There are a certain terminologies that each cell of this confusion matrix gets. To understand the terminology, we need to redefine Class A and Class B from the previous example to Positive and Negative. This would mean our matrix would now look something like this
Positive | Negative | |
Positive | 45 | 5 |
Negative | 12 | 38 |
When the actual label is positive and the predicted one is positive as well, that scenario is called a True Positive (TP). Similarly, when the actual label is negative and the predicted one is negative as well, that scenario is called a True Negative (TN).

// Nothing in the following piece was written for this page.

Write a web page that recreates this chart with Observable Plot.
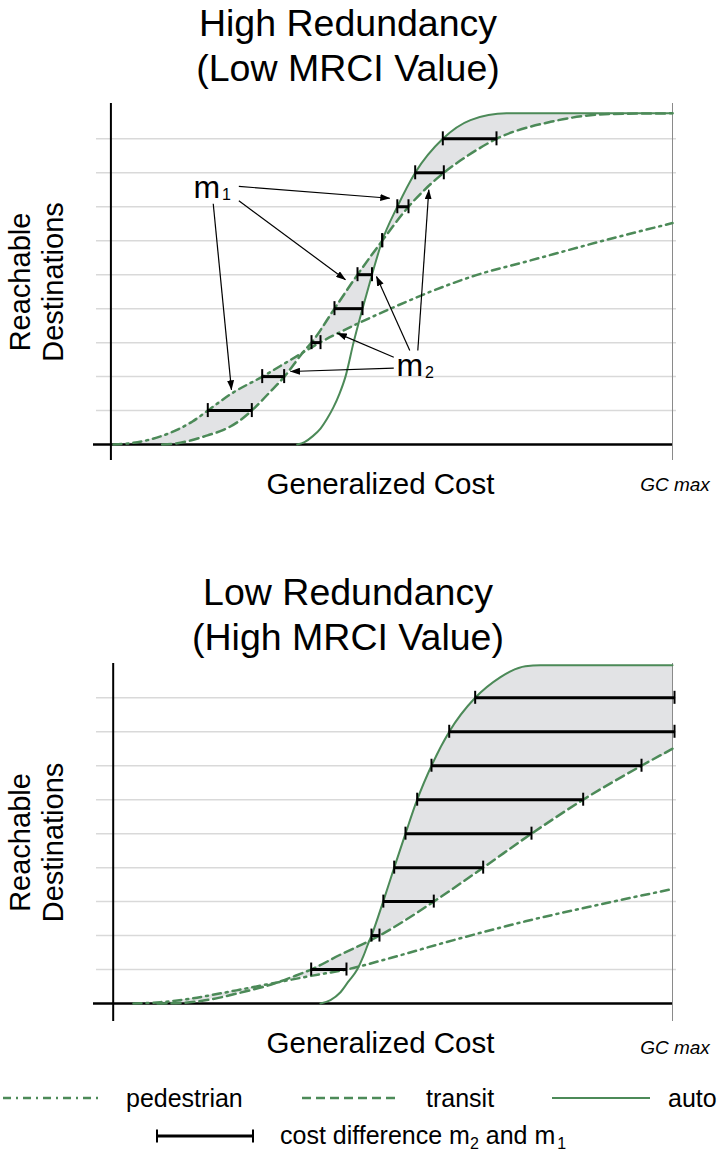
<!DOCTYPE html>
<html><head><meta charset="utf-8">
<script src="https://cdn.jsdelivr.net/npm/d3@7"></script>
<script src="https://cdn.jsdelivr.net/npm/@observablehq/plot@0.6"></script>
<style>
html,body{margin:0;padding:0;background:#fff;overflow:hidden;}
body{width:718px;height:1151px;position:relative;font-family:"Liberation Sans",Arial,sans-serif;}
.t{position:absolute;left:0;width:696px;text-align:center;font-size:37.5px;line-height:1;color:#000;white-space:nowrap;}
.c{position:absolute;left:0;}
</style></head><body>
<div class="t" style="top:5px">High Redundancy</div>
<div class="t" style="top:50px">(Low MRCI Value)</div>
<div id="c1" class="c" style="top:95px"></div>
<div class="t" style="top:574px">Low Redundancy</div>
<div class="t" style="top:619px">(High MRCI Value)</div>
<div id="c2" class="c" style="top:655px"></div>
<div id="leg" class="c" style="top:1070px"></div>
<script>
// ---------- DATA (x = generalized cost, 0 = axis, 100 = GC max; y = reachable-destination level) ----------
const gridLevels = [1, 2, 3, 4, 5, 6, 7, 8, 9];

// High Redundancy (Low MRCI)
const hiAutoGC  = [33.17, 34.47, 35.90, 37.32, 38.57, 39.64, 40.71, 41.77, 43.20, 44.80, 46.49, 48.31, 51.00, 54.18, 59.10, 64.03, 70.44, 100];
const hiAutoLvl = [0, 0.07, 0.24, 0.47, 0.78, 1.1, 1.5, 2.0, 3.0, 4.0, 5.0, 6.0, 7.0, 8.0, 9.0, 9.55, 9.75, 9.75];
const hiTransitGC  = [9.13, 11.50, 14.17, 17.20, 20.05, 22.72, 25.09, 28.06, 30.91, 34.38, 35.72, 39.81, 43.91, 48.31, 52.99, 59.28, 63.50, 68.66, 78.28, 88.96, 100];
const hiTransitLvl = [0, 0.03, 0.12, 0.27, 0.43, 0.68, 1.0, 1.5, 2.0, 2.75, 3.0, 4.0, 5.0, 6.0, 7.0, 8.0, 8.5, 9.0, 9.5, 9.73, 9.75];
const hiPedGC  = [0.46, 3.48, 6.52, 9.37, 11.86, 14.53, 17.25, 21.47, 26.99, 32.07, 37.20, 43.20, 49.79, 56.91, 64.92, 74.72, 87.18, 100];
const hiPedLvl = [0, 0.04, 0.13, 0.27, 0.44, 0.68, 1.0, 1.5, 2.0, 2.5, 3.0, 3.5, 4.0, 4.5, 4.98, 5.42, 5.98, 6.52];
// shaded band: cheapest (m1) and second cheapest (m2) cost per level
const hiBandLvl = [0, 0.04, 0.13, 0.27, 0.44, 0.68, 1.0, 1.5, 2.0, 2.5, 2.74, 3.0, 3.3, 3.56, 4.0, 4.5, 5.0, 5.5, 6.0, 6.5, 7.0, 7.5, 8.0, 8.5, 9.0, 9.3, 9.55, 9.7, 9.75];
const hiBandM1  = [0.46, 3.48, 6.52, 9.37, 11.86, 14.53, 17.25, 21.47, 26.99, 32.07, 34.29, 35.72, 36.97, 38.01, 39.81, 41.86, 43.91, 46.11, 48.31, 49.66, 51.00, 52.59, 54.18, 56.40, 59.10, 61.50, 64.03, 67.50, 70.44];
const hiBandM2  = [9.13, 11.80, 14.35, 17.20, 20.16, 22.72, 25.09, 28.06, 30.91, 33.23, 34.29, 37.20, 40.80, 44.10, 44.80, 45.65, 46.49, 47.40, 48.31, 50.65, 52.99, 56.13, 59.28, 63.50, 68.66, 73.50, 80.50, 86.50, 90.50];
const hiBarLvl = [1, 2, 3, 4, 5, 6, 7, 8, 9];
const hiBarM1  = [17.25, 26.94, 35.72, 39.81, 43.91, 48.31, 51.00, 54.18, 59.10];
const hiBarM2  = [25.09, 30.85, 37.32, 44.80, 46.49, 48.31, 52.99, 59.28, 68.66];
// annotations m1 / m2
const hiLabelGC  = [14.71, 50.85];
const hiLabelLvl = [7.27, 2.03];
const hiLabelSub = ["1", "2"];
const hiArrowX1 = [22.78, 22.78, 18.22, 50.37, 50.37, 53.22, 54.65];
const hiArrowY1 = [7.60, 7.18, 7.09, 2.25, 2.57, 2.77, 2.77];
const hiArrowX2 = [49.66, 41.77, 21.47, 31.98, 40.30, 47.29, 56.61];
const hiArrowY2 = [7.25, 4.85, 1.61, 2.15, 3.28, 4.95, 7.50];

// Low Redundancy (High MRCI)
const loAutoGC  = [37.06, 38.85, 40.64, 42.07, 43.63, 44.75, 45.77, 46.18, 48.27, 50.24, 52.26, 54.35, 56.91, 60.08, 64.72, 69.25, 71.03, 73.71, 76.39, 100];
const loAutoLvl = [0, 0.1, 0.33, 0.65, 1.0, 1.4, 1.84, 2.0, 3, 4, 5, 6, 7, 8, 9, 9.61, 9.78, 9.93, 9.96, 9.96];
const loTransitGC  = [7.92, 12.57, 17.40, 22.76, 28.66, 32.95, 35.40, 40.64, 45.77, 47.61, 57.32, 66.15, 74.79, 84.03, 94.46, 100];
const loTransitLvl = [0, 0.02, 0.12, 0.32, 0.58, 0.84, 1.0, 1.44, 1.84, 2.0, 3, 4, 5, 6, 7, 7.5];
const loPedGC  = [3.63, 8.46, 13.82, 18.29, 22.76, 29.91, 35.28, 41.71, 49.58, 59.41, 73.71, 87.12, 100];
const loPedLvl = [0, 0.04, 0.14, 0.27, 0.41, 0.64, 0.81, 1.0, 1.34, 1.8, 2.42, 2.92, 3.37];
const loBandLvl = [0, 0.04, 0.14, 0.27, 0.41, 0.58, 0.65, 0.84, 1.0, 1.08, 1.4, 1.6, 1.84, 2.0, 2.5, 3, 4, 5, 6, 7, 7.5, 8, 9, 9.61, 9.78, 9.93, 9.96];
const loBandM1  = [3.63, 8.46, 13.82, 18.29, 22.76, 28.04, 29.85, 32.95, 35.40, 36.35, 40.16, 42.69, 45.77, 46.18, 47.22, 48.27, 50.24, 52.26, 54.35, 56.91, 58.50, 60.08, 64.72, 69.25, 71.03, 73.71, 76.39];
const loBandM2  = [7.92, 13.50, 17.90, 21.42, 24.80, 28.66, 29.85, 36.30, 41.71, 43.85, 44.75, 45.21, 45.77, 47.61, 52.47, 57.32, 66.15, 74.79, 84.03, 94.46, 100, 100, 100, 100, 100, 100, 100];
const loBarLvl = [1, 2, 3, 4, 5, 6, 7, 8, 9];
const loBarM1  = [35.40, 46.18, 48.30, 50.24, 52.26, 54.35, 56.91, 60.08, 64.72];
const loBarM2  = [41.71, 47.61, 57.32, 66.15, 74.79, 84.03, 94.46, 100.36, 100.36];

// legend
const legendModes = ["pedestrian", "transit", "auto"];
const legendBarLabel = ["cost difference m", "2", " and m", "1"];

// ---------- STYLE ----------
const GREEN = "#4c8a58";
const FONT = '"Liberation Sans", Arial, sans-serif';
const DASH = {pedestrian: "8,5,2,5", transit: "9,5", auto: null};

const pts = (xs, ys) => xs.map((x, i) => ({x, y: ys[i]}));
const band = (ls, a, b) => ls.map((l, i) => ({l, m1: a[i], m2: b[i]}));

function chart(o) {
  const marks = [
    Plot.ruleY(gridLevels, {stroke: "#d9d9d9", strokeWidth: 1.5, insetLeft: 3, insetRight: -4}),
    Plot.areaX(o.band, {y: "l", x1: "m1", x2: "m2", fill: "#e2e3e5", curve: "monotone-y"}),
    Plot.ruleX([100], {stroke: "#8a8a8a", strokeWidth: 1}),
    Plot.ruleY([0], {stroke: "#000", strokeWidth: 2.5}),
    Plot.ruleX([0], {stroke: "#000", strokeWidth: 2}),
    Plot.line(o.ped, {x: "x", y: "y", stroke: GREEN, strokeWidth: 2.5, strokeDasharray: DASH.pedestrian, curve: "monotone-x"}),
    Plot.line(o.transit, {x: "x", y: "y", stroke: GREEN, strokeWidth: 2.5, strokeDasharray: DASH.transit, curve: "monotone-x"}),
    Plot.line(o.auto, {x: "x", y: "y", stroke: GREEN, strokeWidth: 2, curve: "monotone-x"}),
    Plot.ruleY(o.bars, {y: "l", x1: "m1", x2: "m2", stroke: "#000", strokeWidth: 3}),
    Plot.ruleX(o.bars, {x: "m1", y1: "l", y2: "l", insetTop: -o.tick, insetBottom: -o.tick, stroke: "#000", strokeWidth: 2}),
    Plot.ruleX(o.bars, {x: "m2", y1: "l", y2: "l", insetTop: -o.tick, insetBottom: -o.tick, stroke: "#000", strokeWidth: 2}),
    Plot.text(["Reachable"], {text: d => d, frameAnchor: "left", textAnchor: "middle", lineAnchor: "middle", dx: -72.5, rotate: -90, fontSize: 29}),
    Plot.text(["Destinations"], {text: d => d, frameAnchor: "left", textAnchor: "middle", lineAnchor: "middle", dx: -39.5, rotate: -90, fontSize: 29}),
    Plot.text(["Generalized Cost"], {text: d => d, frameAnchor: "bottom", textAnchor: "middle", lineAnchor: "bottom", dx: -2.5, dy: o.xlabDy, fontSize: 29.5}),
    Plot.text(["GC max"], {text: d => d, frameAnchor: "bottom-right", textAnchor: "middle", lineAnchor: "bottom", dx: 2.5, dy: o.gcDy, fontSize: 19, fontStyle: "italic"})
  ];
  if (o.arrows) {
    marks.push(Plot.link(o.arrows, {x1: "x1", y1: "y1", x2: "x2", y2: "y2", stroke: "#000", strokeWidth: 1.2}));
    marks.push(Plot.text(o.labels, {x: "x", y: "y", text: () => "m", textAnchor: "start", lineAnchor: "bottom", fontSize: 32}));
    marks.push(Plot.text(o.labels, {x: "x", y: "y", text: "sub", textAnchor: "start", lineAnchor: "bottom", dx: 28.5, dy: 2, fontSize: 16}));
  }
  const svg = Plot.plot({
    width: 718, height: o.height,
    marginLeft: 93, marginRight: 46, marginTop: 8, marginBottom: o.marginBottom,
    x: {domain: o.xDomain, axis: null},
    y: {domain: o.yDomain, axis: null},
    style: {fontFamily: FONT, background: "transparent", overflow: "visible"},
    marks
  });
  if (o.arrows) {
    const s = d3.select(svg);
    s.insert("defs", ":first-child").append("marker")
      .attr("id", "ahead").attr("viewBox", "0 0 10 7").attr("refX", 9.5).attr("refY", 3.5)
      .attr("markerWidth", 10).attr("markerHeight", 7).attr("markerUnits", "userSpaceOnUse").attr("orient", "auto")
      .append("path").attr("d", "M0,0L10,3.5L0,7Z").attr("fill", "#000");
    s.selectAll('g[aria-label="link"] path').attr("marker-end", "url(#ahead)");
  }
  return svg;
}

document.getElementById("c1").appendChild(chart({
  height: 415, marginBottom: 50, xDomain: [-3.1, 100], yDomain: [-0.47, 10.04], tick: 7,
  xlabDy: 33, gcDy: 30,
  auto: pts(hiAutoGC, hiAutoLvl), transit: pts(hiTransitGC, hiTransitLvl), ped: pts(hiPedGC, hiPedLvl),
  band: band(hiBandLvl, hiBandM1, hiBandM2), bars: band(hiBarLvl, hiBarM1, hiBarM2),
  labels: hiLabelGC.map((x, i) => ({x, y: hiLabelLvl[i], sub: hiLabelSub[i]})),
  arrows: hiArrowX1.map((x1, i) => ({x1, y1: hiArrowY1[i], x2: hiArrowX2[i], y2: hiArrowY2[i]}))
}));

document.getElementById("c2").appendChild(chart({
  height: 410, marginBottom: 44, xDomain: [-3.52, 100], yDomain: [-0.53, 10.01], tick: 6.5,
  xlabDy: 31, gcDy: 32,
  auto: pts(loAutoGC, loAutoLvl), transit: pts(loTransitGC, loTransitLvl), ped: pts(loPedGC, loPedLvl),
  band: band(loBandLvl, loBandM1, loBandM2), bars: band(loBarLvl, loBarM1, loBarM2)
}));

// ---------- LEGEND ----------
const leg = d3.create("svg").attr("width", 718).attr("height", 81).style("display", "block")
  .style("font-family", FONT);
const swatchX = [[3, 103], [302, 400], [552, 650]];
const labelX = [126, 426, 668];
legendModes.forEach((m, i) => {
  leg.append("line").attr("x1", swatchX[i][0]).attr("x2", swatchX[i][1]).attr("y1", 28).attr("y2", 28)
    .attr("stroke", GREEN).attr("stroke-width", m === "auto" ? 2 : 2.5)
    .attr("stroke-dasharray", DASH[m]);
  leg.append("text").attr("x", labelX[i]).attr("y", 37).attr("font-size", 25).text(m);
});
leg.append("line").attr("x1", 157).attr("x2", 253).attr("y1", 66).attr("y2", 66).attr("stroke", "#000").attr("stroke-width", 3);
[157, 253].forEach(x => leg.append("line").attr("x1", x).attr("x2", x).attr("y1", 59.5).attr("y2", 72.5).attr("stroke", "#000").attr("stroke-width", 2));
const lt = leg.append("text").attr("x", 280).attr("y", 74).attr("font-size", 25);
lt.append("tspan").text(legendBarLabel[0]);
lt.append("tspan").attr("font-size", 16).attr("dy", 5).text(legendBarLabel[1]);
lt.append("tspan").attr("dy", -5).text(legendBarLabel[2]);
lt.append("tspan").attr("font-size", 16).attr("dx", 2).attr("dy", 5).text(legendBarLabel[3]);
document.getElementById("leg").appendChild(leg.node());
</script>
</body></html>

The matrix will now look like this
Positive | Negative | |
Positive | True Positive (TP) | - |
Negative | - | True Negative (TN) |
When the prediction is negative but the actual output is positive, the scenario will be called a False Negative (FN) and similarly, when the actual is negative but prediction is positive, the scenario becomes a False Positive (FP).
Positive | Negative | |
Positive | True Positive (TP) | False Negative (FN) |
Negative | False Positive (FP) | True Negative (TN) |
Now, the False Positive is sometimes referred to as Type I Error and False Negative is referred to as Type II Error. Why Type I and Type II Errors? It will be discussed separately as it is a large topic of its own.
With terminologies completed, let’s derive a few metrics that we can use.
Precision
Precision as a metric explains how precise the model is when predicting a positive output. Meaning, whenever the machine learning model predicted a positive output, how many times was it indeed positive.
Mathematically, it can be written as
$$\text{Precision} = \frac{\text{TP}}{\text{TP} + \text{FP}}$$
Simple, right?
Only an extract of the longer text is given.